Does anyone else feel like we are waking up every day living the same day over and over again? Every day this week I have woken up with a sense of dread, with some fear hanging over my head It’s like the movie “Groundhog Day.” The alarm goes off, and here we go again.
I have always related to life best through pop culture. Right now I think life feels somewhere between Groundhog Day, The Hunger Games and The Day After Tomorrow. Probably Outbreak too, I’m sure, but I haven’t watched it yet. We have death tickers on the evening news. We have people going to work in fields that used to be considered relatively safe who now aren’t sure they can even go home without significant risk to their families. We have earthquakes and tornadoes and none of that is even reported very much on the news because we’re drowning in COVID reports.
What I’m noticing is that my temper is shorter, and I’m becoming much more isolated. Not even just “socially isolated.” Family isolated. Friend isolated. Co-worker isolated. I don’t even talk to my husband and kids as much as I did before. Trying to maintain any type of quality relationship amidst so much “unknown” is a foreign concept to me. I need facts. I need to know an expected timeline, which we don’t have. I need to know how to best protect myself and my family. I need some kind of normal somewhere. I never thought I would see the day that I missed taking care of heart failure patients (as complicated as they can be), but I’m desperate to titrate lasix and review echos and try to figure out hemodynamic graphs. I need all this stuff to distract me from the disaster that has been my life over the past year.
I miss being one on one with my patients and trying to figure out how to help them manage their health, before the threat of a deadly virus came around. In the past when I’ve been stressed I’ve always thrown myself into figuring out complicated patients or reading up on disease processes I don’t understand. But it’s like now, even that has been limited. We’re trying to keep our patients safe by keeping them at home rather than bringing them into clinic and facing the possibility of exposure to a virus they are ill-prepared to fight off. It’s definitely safest for them right now.

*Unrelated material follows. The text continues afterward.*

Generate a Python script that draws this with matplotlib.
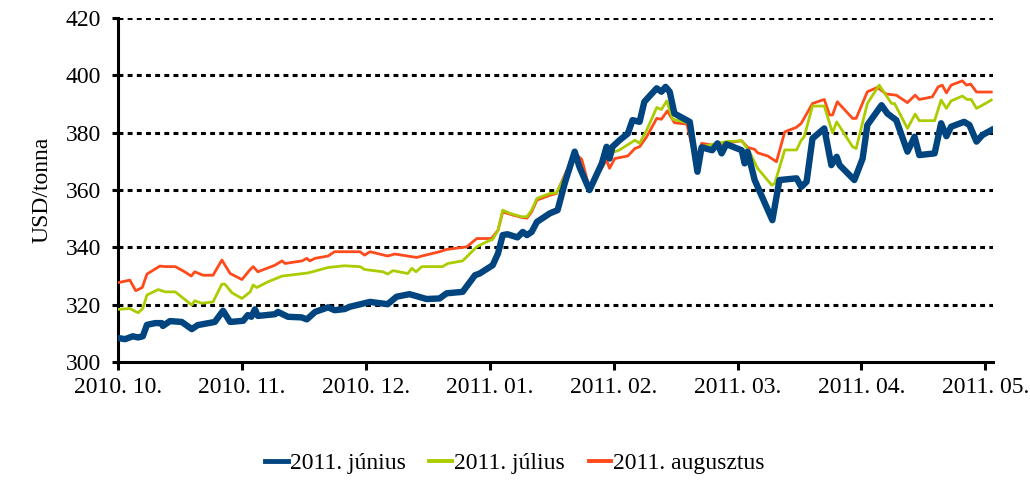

But still. I miss the sweet little 80-something patients who needed to talk about how to restrict their salt intake. I miss arguing with my kids about which restaurant to eat at. I miss arguments with my husband about why in the world I would cook Indian food when he hates most of the ingredients, or how I’m spending too much money on make-up because now I can’t even go shopping. I miss getting all worked up about something tiny because it was the biggest worry in my life. All those problems that got under my skin so much before are now the problems I wish I had.
I see these ads on Facebook that say things like “Let us help you navigate your new normal,” and I get so infuriated. I wish the ad were a person, and I could grab them by the collar and say to them, “Listen sister, this is not a new normal. If it is, just kill me now.” (Yes, I know I’m being dramatic and politically incorrect and blah, blah, blah but you know what? You’re thinking it too. I just admit what I’m thinking more openly than most people).
I can’t wait for the day when I can go back to seeing my senior citizens in clinic and talk to them about how yes, there is actually a lot of salt in fried squash and no it doesn’t count as a vegetable. And hear my kids say, “Can I just eat cereal at home instead?” after I bought them dinner at Cracker Barrel that they didn’t eat. And listen to my husband say, “Did you really spend $75 at Sephora?” …..And I’ll be able to say yes because they’ll be open, and I’ll be able to go make bad decisions because I’m impulsive and I have no respect for the dollar.
If nothing else, the stress of it all has shown me that the problems I thought were so bad before really weren’t that bad. In the grand scheme of things, I’m very blessed. I have my husband and kids, my extended family, my books, and a safe warm house to live in. But at the risk of sounding spoiled, can I just have my old problems back? What “old problems” do you miss now that you have new ones?